Continuous symmetries and conserved currents

Abstract

The general relationship between one-parameter continuous symmetries and conserved currents in local Lagrangian field theories is reexamined. Defining a symmetry transformation of a system of fields as a one-to-one mapping of the fields carrying solutions of the equations of motion into solutions, it is noted that not all symmetry transformations imply conserved currents, and conversely, not all conserved currents can be derived immediately from symmetries. However, we develop the one-to-one correspondence between those local continuous symmetry transformations of the system which leave invariant the Euler-Lagrange equations from the original and transformed Lagrangians, and local conserved currents which can be written as linear functions of the Lagrangian derivatives. It is shown that the theorem proved by Noether, which is customarily referred to in the construction of local conserved currents for some symmetry transformations, is in general related only tangentially to the problem in question.
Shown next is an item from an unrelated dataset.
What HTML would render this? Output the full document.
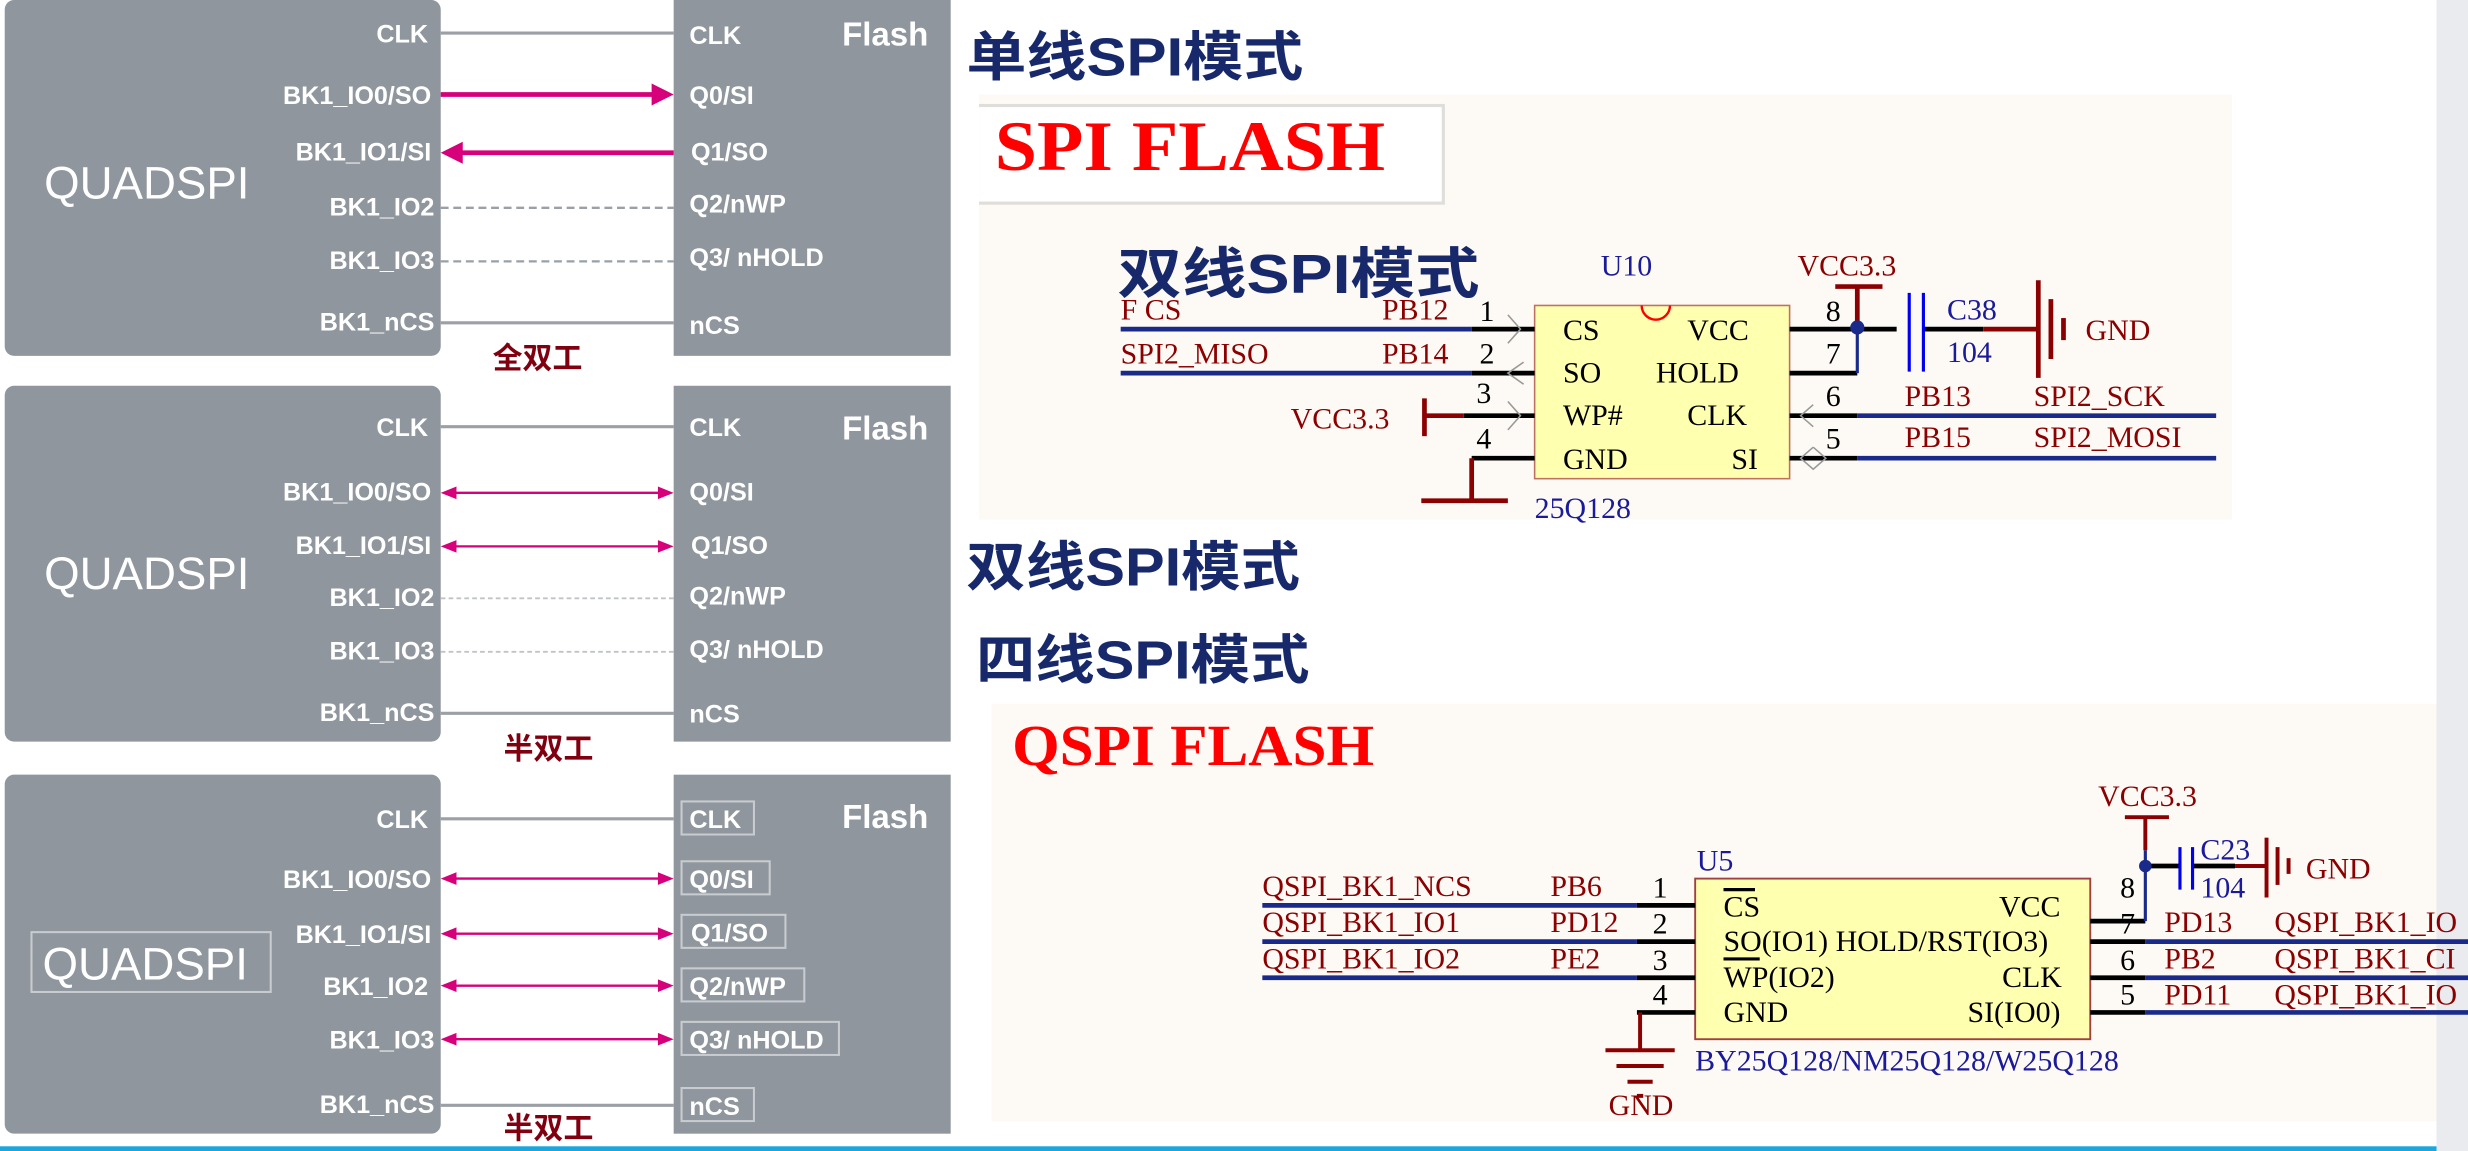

The analysis presented for the constructions of conserved currents seems of particular interest in the case that divergence terms enter the symmetry transformation; also it illucidates the independence of conserved currents from the ambiguity always present in Lagrangian formulations due to divergence terms in the original system Lagrangian. In the elementary cases of general interest in field theory, the procedures for the construction of conserved currents do not diverge significantly from the tranditional ones, although even here the difference in attitude regarding the transformation is noted. The converse construction of symmetries from conserved currents has not been considered fully in the literature. The general analysis is applied and extended for systems of fields allowing naive canonical quantization or quantization via the Schwinger action principle. In particular, the consistency of the interpretation of integrals of the currents as quantum generators of the original symmetry transformations is explored in full generality.